--- Start ---
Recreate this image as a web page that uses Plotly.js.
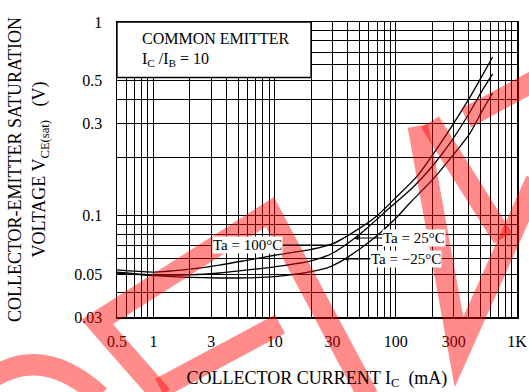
<!DOCTYPE html>
<html>
<head>
<meta charset="utf-8">
<script src="https://cdn.plot.ly/plotly-3.0.1.min.js"></script>
<style>html,body{margin:0;padding:0;background:#fff;}#chart{width:529px;height:392px;}</style>
</head>
<body>
<div id="chart"></div>
<script>
// ---- data ----
const ic100 = [0.5, 1, 2, 3.5, 6, 10, 20, 30, 50, 70, 100, 150, 200, 300, 400, 500, 630];
const vce100 = [0.0525, 0.0512, 0.053, 0.0556, 0.059, 0.0625, 0.067, 0.0715, 0.086, 0.1, 0.124, 0.16, 0.205, 0.3, 0.4, 0.51, 0.66];

const ic25 = [0.5, 1, 2, 3.5, 6, 10, 20, 30, 46, 60, 85, 140, 200, 280, 400, 520, 630];
const vce25 = [0.0512, 0.0495, 0.0495, 0.0506, 0.0525, 0.0545, 0.0585, 0.064, 0.0767, 0.088, 0.107, 0.141, 0.18, 0.237, 0.335, 0.446, 0.54];

const icm25 = [0.5, 1, 2, 3.5, 6, 10, 20, 28.6, 36.6, 61, 100, 130, 200, 320, 410, 520, 630];
const vcem25 = [0.0505, 0.049, 0.048, 0.0477, 0.0478, 0.0485, 0.0515, 0.0545, 0.059, 0.0735, 0.097, 0.116, 0.153, 0.218, 0.267, 0.351, 0.43];

const xGrid = [0.5,0.6,0.7,0.8,0.9,1,2,3,4,5,6,7,8,9,10,20,30,40,50,60,70,80,90,100,200,300,400,500,600,700,800,900,1000];
const xLabelVals = [0.5, 1, 3, 10, 30, 100, 300, 1000];
const xLabelText = ["0.5", "1", "3", "10", "30", "100", "300", "1K"];

const yGrid = [0.03,0.04,0.05,0.06,0.07,0.08,0.09,0.1,0.2,0.3,0.4,0.5,0.6,0.7,0.8,0.9,1];
const yLabelVals = [0.03, 0.05, 0.1, 0.3, 0.5, 1];
const yLabelText = ["0.03", "0.05", "0.1", "0.3", "0.5", "1"];

const seriesNames = ["Ta = 100°C", "Ta = 25°C", "Ta = −25°C"];

// ---- drawing ----
const FONT = '"Liberation Serif", "Times New Roman", serif';
const W = 529, H = 392, ML = 117, MR = 12, MT = 22, MB = 75;
const PW = W - ML - MR, PH = H - MT - MB;
function px(x) { return (x - ML) / PW; }
function py(y) { return (H - MB - y) / PH; }

const lineStyle = {color: "#000", width: 1.3, shape: "spline", smoothing: 0.8};
const traces = [
  {x: ic100, y: vce100, name: seriesNames[0]},
  {x: ic25, y: vce25, name: seriesNames[1]},
  {x: icm25, y: vcem25, name: seriesNames[2]}
].map(t => Object.assign(t, {type: "scatter", mode: "lines", line: lineStyle, hoverinfo: "skip"}));

// watermark strokes (page pixel coords)
function pathOf(pts) {
  return pts.map((p, i) => (i ? "L" : "M") + px(p[0]).toFixed(4) + "," + py(p[1]).toFixed(4)).join(" ");
}
const wm = [
  [[162, 396], [97, 322], [270, 212], [368, 396]],
  [[160, 388], [280, 324]],
  [[418, 126], [459, 352], [536, 180]],
  [[430, 122], [503, 238]],
  [[466, 118], [536, 80]]
];
const wmShapes = wm.map(p => ({
  type: "path", xref: "paper", yref: "paper", path: pathOf(p), layer: "above",
  line: {color: "rgb(255,0,0)", width: 21}, opacity: 0.45
}));
wmShapes.push({
  type: "path", xref: "paper", yref: "paper", layer: "above",
  path: "M" + px(-5) + "," + py(376) + " Q" + px(45) + "," + py(346) + " " + px(100) + "," + py(396),
  line: {color: "rgb(255,0,0)", width: 21}, opacity: 0.45
});

const shapes = [
  {type: "rect", xref: "paper", yref: "paper", x0: 0, x1: px(311), y0: py(77.5), y1: 1,
   fillcolor: "#fff", line: {color: "#000", width: 1.3}, layer: "above"}
].concat(wmShapes);

const annFont = {family: FONT, size: 15, color: "#000"};
const annotations = [
  {xref: "paper", yref: "paper", x: px(140), y: py(39), xanchor: "left", yanchor: "middle",
   text: "COMMON EMITTER", showarrow: false, font: {family: FONT, size: 16, color: "#000"}},
  {xref: "paper", yref: "paper", x: px(140), y: py(60), xanchor: "left", yanchor: "middle",
   text: "I<sub>C</sub> /I<sub>B</sub> = 10", showarrow: false, font: {family: FONT, size: 16, color: "#000"}},
  {xref: "paper", yref: "paper", x: px(333), y: py(245), ax: -50, ay: 0, xanchor: "right", yanchor: "middle",
   text: seriesNames[0], showarrow: true, arrowhead: 0, arrowwidth: 1, arrowcolor: "#000",
   bgcolor: "#fff", font: annFont, borderpad: 0},
  {xref: "paper", yref: "paper", x: px(354), y: py(238), ax: 28, ay: 0, xanchor: "left", yanchor: "middle",
   text: seriesNames[1], showarrow: true, arrowhead: 2, arrowsize: 0.9, arrowwidth: 1, arrowcolor: "#000",
   bgcolor: "#fff", font: annFont, borderpad: 0},
  {xref: "paper", yref: "paper", x: px(344), y: py(259), ax: 26, ay: 0, xanchor: "left", yanchor: "middle",
   text: seriesNames[2], showarrow: true, arrowhead: 2, arrowsize: 0.9, arrowwidth: 1, arrowcolor: "#000",
   bgcolor: "#fff", font: annFont, borderpad: 0}
];

const gridMinor = (vals) => ({tickmode: "array", tickvals: vals, showgrid: true, gridcolor: "#000", gridwidth: 1, ticks: ""});

const layout = {
  width: W, height: H,
  margin: {l: ML, r: MR, t: MT, b: MB},
  paper_bgcolor: "#fff", plot_bgcolor: "#fff",
  showlegend: false,
  font: {family: FONT, color: "#000"},
  xaxis: {
    type: "log", range: [Math.log10(0.5), 3],
    tickmode: "array", tickvals: xLabelVals, ticktext: xLabelText,
    showgrid: true, gridcolor: "#000", gridwidth: 1,
    minor: gridMinor(xGrid),
    showline: true, linecolor: "#000", linewidth: 1.5, mirror: true,
    ticks: "outside", ticklen: 9, tickcolor: "rgba(0,0,0,0)",
    tickfont: {family: FONT, size: 16, color: "#000"},
    zeroline: false, automargin: false,
    title: {text: "COLLECTOR CURRENT I<sub>C</sub>  (mA)", font: {family: FONT, size: 18, color: "#000"}, standoff: 22}
  },
  yaxis: {
    type: "log", range: [Math.log10(0.03), 0],
    tickmode: "array", tickvals: yLabelVals, ticktext: yLabelText,
    showgrid: true, gridcolor: "#000", gridwidth: 1,
    minor: gridMinor(yGrid),
    showline: true, linecolor: "#000", linewidth: 1.5, mirror: true,
    ticks: "outside", ticklen: 10, tickcolor: "rgba(0,0,0,0)",
    tickfont: {family: FONT, size: 16, color: "#000"},
    zeroline: false, automargin: false,
    title: {text: "COLLECTOR-EMITTER SATURATION<br>VOLTAGE V<sub>CE(sat)</sub>   (V)", font: {family: FONT, size: 18, color: "#000"}, standoff: 24}
  },
  shapes: shapes,
  annotations: annotations
};

Plotly.newPlot("chart", traces, layout, {staticPlot: true, displayModeBar: false});
</script>
</body>
</html>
--- End ---
INSTRUCTION:
Images in the data above are to be skipped. Retype all other material exactly.

TASK RESULT:
Recreate this image as a web page that uses Plotly.js.
<!DOCTYPE html>
<html>
<head>
<meta charset="utf-8">
<script src="https://cdn.plot.ly/plotly-3.0.1.min.js"></script>
<style>html,body{margin:0;padding:0;background:#fff;}#chart{width:529px;height:392px;}</style>
</head>
<body>
<div id="chart"></div>
<script>
// ---- data ----
const ic100 = [0.5, 1, 2, 3.5, 6, 10, 20, 30, 50, 70, 100, 150, 200, 300, 400, 500, 630];
const vce100 = [0.0525, 0.0512, 0.053, 0.0556, 0.059, 0.0625, 0.067, 0.0715, 0.086, 0.1, 0.124, 0.16, 0.205, 0.3, 0.4, 0.51, 0.66];

const ic25 = [0.5, 1, 2, 3.5, 6, 10, 20, 30, 46, 60, 85, 140, 200, 280, 400, 520, 630];
const vce25 = [0.0512, 0.0495, 0.0495, 0.0506, 0.0525, 0.0545, 0.0585, 0.064, 0.0767, 0.088, 0.107, 0.141, 0.18, 0.237, 0.335, 0.446, 0.54];

const icm25 = [0.5, 1, 2, 3.5, 6, 10, 20, 28.6, 36.6, 61, 100, 130, 200, 320, 410, 520, 630];
const vcem25 = [0.0505, 0.049, 0.048, 0.0477, 0.0478, 0.0485, 0.0515, 0.0545, 0.059, 0.0735, 0.097, 0.116, 0.153, 0.218, 0.267, 0.351, 0.43];

const xGrid = [0.5,0.6,0.7,0.8,0.9,1,2,3,4,5,6,7,8,9,10,20,30,40,50,60,70,80,90,100,200,300,400,500,600,700,800,900,1000];
const xLabelVals = [0.5, 1, 3, 10, 30, 100, 300, 1000];
const xLabelText = ["0.5", "1", "3", "10", "30", "100", "300", "1K"];

const yGrid = [0.03,0.04,0.05,0.06,0.07,0.08,0.09,0.1,0.2,0.3,0.4,0.5,0.6,0.7,0.8,0.9,1];
const yLabelVals = [0.03, 0.05, 0.1, 0.3, 0.5, 1];
const yLabelText = ["0.03", "0.05", "0.1", "0.3", "0.5", "1"];

const seriesNames = ["Ta = 100°C", "Ta = 25°C", "Ta = −25°C"];

// ---- drawing ----
const FONT = '"Liberation Serif", "Times New Roman", serif';
const W = 529, H = 392, ML = 117, MR = 12, MT = 22, MB = 75;
const PW = W - ML - MR, PH = H - MT - MB;
function px(x) { return (x - ML) / PW; }
function py(y) { return (H - MB - y) / PH; }

const lineStyle = {color: "#000", width: 1.3, shape: "spline", smoothing: 0.8};
const traces = [
  {x: ic100, y: vce100, name: seriesNames[0]},
  {x: ic25, y: vce25, name: seriesNames[1]},
  {x: icm25, y: vcem25, name: seriesNames[2]}
].map(t => Object.assign(t, {type: "scatter", mode: "lines", line: lineStyle, hoverinfo: "skip"}));

// watermark strokes (page pixel coords)
function pathOf(pts) {
  return pts.map((p, i) => (i ? "L" : "M") + px(p[0]).toFixed(4) + "," + py(p[1]).toFixed(4)).join(" ");
}
const wm = [
  [[162, 396], [97, 322], [270, 212], [368, 396]],
  [[160, 388], [280, 324]],
  [[418, 126], [459, 352], [536, 180]],
  [[430, 122], [503, 238]],
  [[466, 118], [536, 80]]
];
const wmShapes = wm.map(p => ({
  type: "path", xref: "paper", yref: "paper", path: pathOf(p), layer: "above",
  line: {color: "rgb(255,0,0)", width: 21}, opacity: 0.45
}));
wmShapes.push({
  type: "path", xref: "paper", yref: "paper", layer: "above",
  path: "M" + px(-5) + "," + py(376) + " Q" + px(45) + "," + py(346) + " " + px(100) + "," + py(396),
  line: {color: "rgb(255,0,0)", width: 21}, opacity: 0.45
});

const shapes = [
  {type: "rect", xref: "paper", yref: "paper", x0: 0, x1: px(311), y0: py(77.5), y1: 1,
   fillcolor: "#fff", line: {color: "#000", width: 1.3}, layer: "above"}
].concat(wmShapes);

const annFont = {family: FONT, size: 15, color: "#000"};
const annotations = [
  {xref: "paper", yref: "paper", x: px(140), y: py(39), xanchor: "left", yanchor: "middle",
   text: "COMMON EMITTER", showarrow: false, font: {family: FONT, size: 16, color: "#000"}},
  {xref: "paper", yref: "paper", x: px(140), y: py(60), xanchor: "left", yanchor: "middle",
   text: "I<sub>C</sub> /I<sub>B</sub> = 10", showarrow: false, font: {family: FONT, size: 16, color: "#000"}},
  {xref: "paper", yref: "paper", x: px(333), y: py(245), ax: -50, ay: 0, xanchor: "right", yanchor: "middle",
   text: seriesNames[0], showarrow: true, arrowhead: 0, arrowwidth: 1, arrowcolor: "#000",
   bgcolor: "#fff", font: annFont, borderpad: 0},
  {xref: "paper", yref: "paper", x: px(354), y: py(238), ax: 28, ay: 0, xanchor: "left", yanchor: "middle",
   text: seriesNames[1], showarrow: true, arrowhead: 2, arrowsize: 0.9, arrowwidth: 1, arrowcolor: "#000",
   bgcolor: "#fff", font: annFont, borderpad: 0},
  {xref: "paper", yref: "paper", x: px(344), y: py(259), ax: 26, ay: 0, xanchor: "left", yanchor: "middle",
   text: seriesNames[2], showarrow: true, arrowhead: 2, arrowsize: 0.9, arrowwidth: 1, arrowcolor: "#000",
   bgcolor: "#fff", font: annFont, borderpad: 0}
];

const gridMinor = (vals) => ({tickmode: "array", tickvals: vals, showgrid: true, gridcolor: "#000", gridwidth: 1, ticks: ""});

const layout = {
  width: W, height: H,
  margin: {l: ML, r: MR, t: MT, b: MB},
  paper_bgcolor: "#fff", plot_bgcolor: "#fff",
  showlegend: false,
  font: {family: FONT, color: "#000"},
  xaxis: {
    type: "log", range: [Math.log10(0.5), 3],
    tickmode: "array", tickvals: xLabelVals, ticktext: xLabelText,
    showgrid: true, gridcolor: "#000", gridwidth: 1,
    minor: gridMinor(xGrid),
    showline: true, linecolor: "#000", linewidth: 1.5, mirror: true,
    ticks: "outside", ticklen: 9, tickcolor: "rgba(0,0,0,0)",
    tickfont: {family: FONT, size: 16, color: "#000"},
    zeroline: false, automargin: false,
    title: {text: "COLLECTOR CURRENT I<sub>C</sub>  (mA)", font: {family: FONT, size: 18, color: "#000"}, standoff: 22}
  },
  yaxis: {
    type: "log", range: [Math.log10(0.03), 0],
    tickmode: "array", tickvals: yLabelVals, ticktext: yLabelText,
    showgrid: true, gridcolor: "#000", gridwidth: 1,
    minor: gridMinor(yGrid),
    showline: true, linecolor: "#000", linewidth: 1.5, mirror: true,
    ticks: "outside", ticklen: 10, tickcolor: "rgba(0,0,0,0)",
    tickfont: {family: FONT, size: 16, color: "#000"},
    zeroline: false, automargin: false,
    title: {text: "COLLECTOR-EMITTER SATURATION<br>VOLTAGE V<sub>CE(sat)</sub>   (V)", font: {family: FONT, size: 18, color: "#000"}, standoff: 24}
  },
  shapes: shapes,
  annotations: annotations
};

Plotly.newPlot("chart", traces, layout, {staticPlot: true, displayModeBar: false});
</script>
</body>
</html>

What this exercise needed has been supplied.